The app is now a native Go process on your VPS, managed by Tako. Future deploys are rolling updates: start a new instance, wait for it to become healthy, add it to the load balancer, drain an old instance, and move the release pointer. If the new binary cannot start, the old release keeps serving.

## What Tako adds around your Go app

The code stays normal Go.

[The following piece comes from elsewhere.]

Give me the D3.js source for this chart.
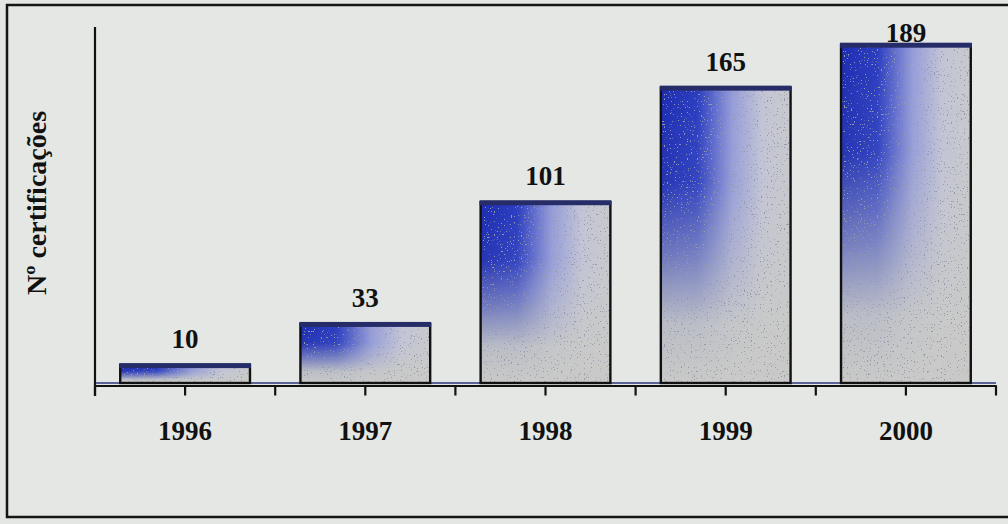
<!DOCTYPE html>
<html>
<head>
<meta charset="utf-8">
<script src="https://cdn.jsdelivr.net/npm/d3@7"></script>
<style>
  body { margin: 0; background: #e3e6e2; }
  svg { display: block; }
</style>
</head>
<body>
<div id="container"></div>
<script>
/* CONSTANTS AND GLOBALS */
const width = 1008;
const height = 524;

// data
const years = ["1996", "1997", "1998", "1999", "2000"];
const certifications = [10, 33, 101, 165, 189];
const yTitle = "Nº certificações";

const data = years.map((y, i) => ({ year: y, count: certifications[i] }));

const font = "Liberation Serif, Times New Roman, serif";

/* HTML ELEMENTS */
const svg = d3.select("#container")
    .append("svg")
    .attr("width", width)
    .attr("height", height)

const defs = svg.append("defs")

// horizontal blue -> grey
const hGrad = defs.append("linearGradient")
    .attr("id", "hgrad")
    .attr("x1", 0).attr("y1", 0).attr("x2", 1).attr("y2", 0)
hGrad.selectAll("stop")
    .data([[0, "#1c2cb2"], [0.28, "#2b3dc0"], [0.55, "#959cd9"], [0.78, "#c2c4d6"], [1, "#c8c9cc"]])
    .join("stop")
    .attr("offset", d => d[0])
    .attr("stop-color", d => d[1])

// vertical fade, used as mask
const vGrad = defs.append("linearGradient")
    .attr("id", "vgrad")
    .attr("x1", 0).attr("y1", 0).attr("x2", 0).attr("y2", 1)
vGrad.selectAll("stop")
    .data([[0, "#fff"], [0.32, "#f0f0f0"], [0.58, "#808080"], [0.8, "#151515"], [1, "#000"]])
    .join("stop")
    .attr("offset", d => d[0])
    .attr("stop-color", d => d[1])

defs.append("mask")
    .attr("id", "fade")
    .attr("maskContentUnits", "objectBoundingBox")
    .append("rect")
    .attr("width", 1).attr("height", 1)
    .attr("fill", "url(#vgrad)")

// sparse speckles like the printed original
const speck = defs.append("filter")
    .attr("id", "speck")
    .attr("x", 0).attr("y", 0).attr("width", 1).attr("height", 1)
speck.append("feTurbulence")
    .attr("type", "fractalNoise")
    .attr("baseFrequency", 0.7)
    .attr("numOctaves", 1)
    .attr("seed", 3)
speck.append("feColorMatrix")
    .attr("type", "matrix")
    .attr("values", "0 0 0 0 0.3  0 0 0 0 0.32  0 0 0 0 0.4  0 0 0 -22 7.4")
speck.append("feComposite")
    .attr("in2", "SourceGraphic")
    .attr("operator", "in")

// outer frame
svg.append("rect")
    .attr("x", 7)
    .attr("y", 5)
    .attr("width", 1010)
    .attr("height", 512)
    .attr("fill", "#e4e7e3")
    .attr("stroke", "#151515")
    .attr("stroke-width", 2.5)

/* SCALES */
const xScale = d3.scaleBand()
    .domain(years)
    .range([95, 996])
    .paddingInner(0.28)
    .paddingOuter(0.14)

const yScale = d3.scaleLinear()
    .domain([0, 200])
    .range([383, 25])

const base = yScale(0);

// y axis line
svg.append("line")
    .attr("x1", 95).attr("x2", 95)
    .attr("y1", yScale(200) + 2).attr("y2", base + 13)
    .attr("stroke", "#111")
    .attr("stroke-width", 2.2)

// floor
svg.append("line")
    .attr("x1", 96).attr("x2", 996)
    .attr("y1", base).attr("y2", base)
    .attr("stroke", "#5a6398")
    .attr("stroke-width", 2)

// x axis with ticks at centres, extra ticks at band boundaries
const xAxis = svg.append("g")
    .attr("transform", `translate(0, ${base + 2.5})`)
    .call(d3.axisBottom(xScale).tickSize(10).tickSizeOuter(0).tickPadding(25))

xAxis.select(".domain")
    .attr("stroke", "#111")
    .attr("stroke-width", 2.2)
xAxis.selectAll(".tick line")
    .attr("stroke", "#111")
    .attr("stroke-width", 2.2)
xAxis.selectAll(".tick text")
    .attr("font-family", font)
    .attr("font-weight", "bold")
    .attr("font-size", 27)
    .attr("fill", "#111")

const step = xScale.step();
const bounds = [xScale(years[0]) - step * 0.14].concat(years.map(d => xScale(d) + xScale.bandwidth() + step * 0.14))
xAxis.selectAll("line.bound")
    .data(bounds)
    .join("line")
    .attr("class", "bound")
    .attr("x1", d => d).attr("x2", d => d)
    .attr("y1", 0).attr("y2", 10)
    .attr("stroke", "#111")
    .attr("stroke-width", 2.2)

// bars
const bars = svg.selectAll("g.bar")
    .data(data)
    .join("g")
    .attr("class", "bar")

bars.append("rect")
    .attr("x", d => xScale(d.year))
    .attr("y", d => yScale(d.count))
    .attr("width", xScale.bandwidth())
    .attr("height", d => base - yScale(d.count))
    .attr("fill", "#c9cac8")

bars.append("rect")
    .attr("x", d => xScale(d.year))
    .attr("y", d => yScale(d.count))
    .attr("width", xScale.bandwidth())
    .attr("height", d => base - yScale(d.count))
    .attr("fill", "url(#hgrad)")
    .attr("mask", "url(#fade)")

bars.append("rect")
    .attr("x", d => xScale(d.year))
    .attr("y", d => yScale(d.count))
    .attr("width", xScale.bandwidth())
    .attr("height", d => base - yScale(d.count))
    .attr("fill", "#fff")
    .attr("filter", "url(#speck)")

bars.append("rect")
    .attr("x", d => xScale(d.year))
    .attr("y", d => yScale(d.count))
    .attr("width", xScale.bandwidth())
    .attr("height", d => base - yScale(d.count))
    .attr("fill", "none")
    .attr("stroke", "#111")
    .attr("stroke-width", 2.4)

// top edge of each bar
bars.append("rect")
    .attr("x", d => xScale(d.year) - 1)
    .attr("y", d => yScale(d.count) - 2)
    .attr("width", xScale.bandwidth() + 2)
    .attr("height", 5)
    .attr("fill", "#252c68")

// value labels
bars.append("text")
    .attr("x", d => xScale(d.year) + xScale.bandwidth() / 2)
    .attr("y", d => Math.max(yScale(d.count) - 17, 42))
    .attr("text-anchor", "middle")
    .attr("font-family", font)
    .attr("font-weight", "bold")
    .attr("font-size", 27)
    .attr("fill", "#111")
    .text(d => d.count)

// y title
svg.append("text")
    .attr("transform", "translate(46, 203) rotate(-90)")
    .attr("text-anchor", "middle")
    .attr("font-family", font)
    .attr("font-weight", "bold")
    .attr("font-size", 28)
    .attr("fill", "#111")
    .text(yTitle)
</script>
</body>
</html>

Tako handles the deployment chores around it:

| Usual VPS chore                 | What happens with Tako                                                                  |
| ------------------------------- | --------------------------------------------------------------------------------------- |
| Write a `Dockerfile`            | Skip it; deploy the compiled Go binary                                                  |
| Push an image registry artifact | Skip it; Tako uploads a compressed release artifact over SFTP                           |
| Configure Nginx and Certbot     | Skip it; `tako-server` handles HTTPS routing and certificates                           |
| Poll logs over SSH              | Use [`tako logs`](/docs/cli#tako-logs)                                                  |
| Copy `.env` files               | Use [`tako secrets`](/docs/cli#tako-secrets) and typed Go accessors from `tako typegen` |
| Restart processes by hand       | Deploys and scaling commands manage instances                                           |

If you want to see complete working versions, the [Tako GitHub repo](https://github.com/lilienblum/tako/tree/master/examples/go) includes Gin, Echo, Chi, and plain `net/http` examples. The [Go SDK launch post](/blog/the-go-sdk-is-here) goes deeper on secrets, metadata helpers, channels, and why `http.Handler` is the right interface.

Start with one router and one VPS. When the app grows, add more routes, secrets, environments, or servers in `tako.toml`. The deployment command stays the same: `tako deploy`.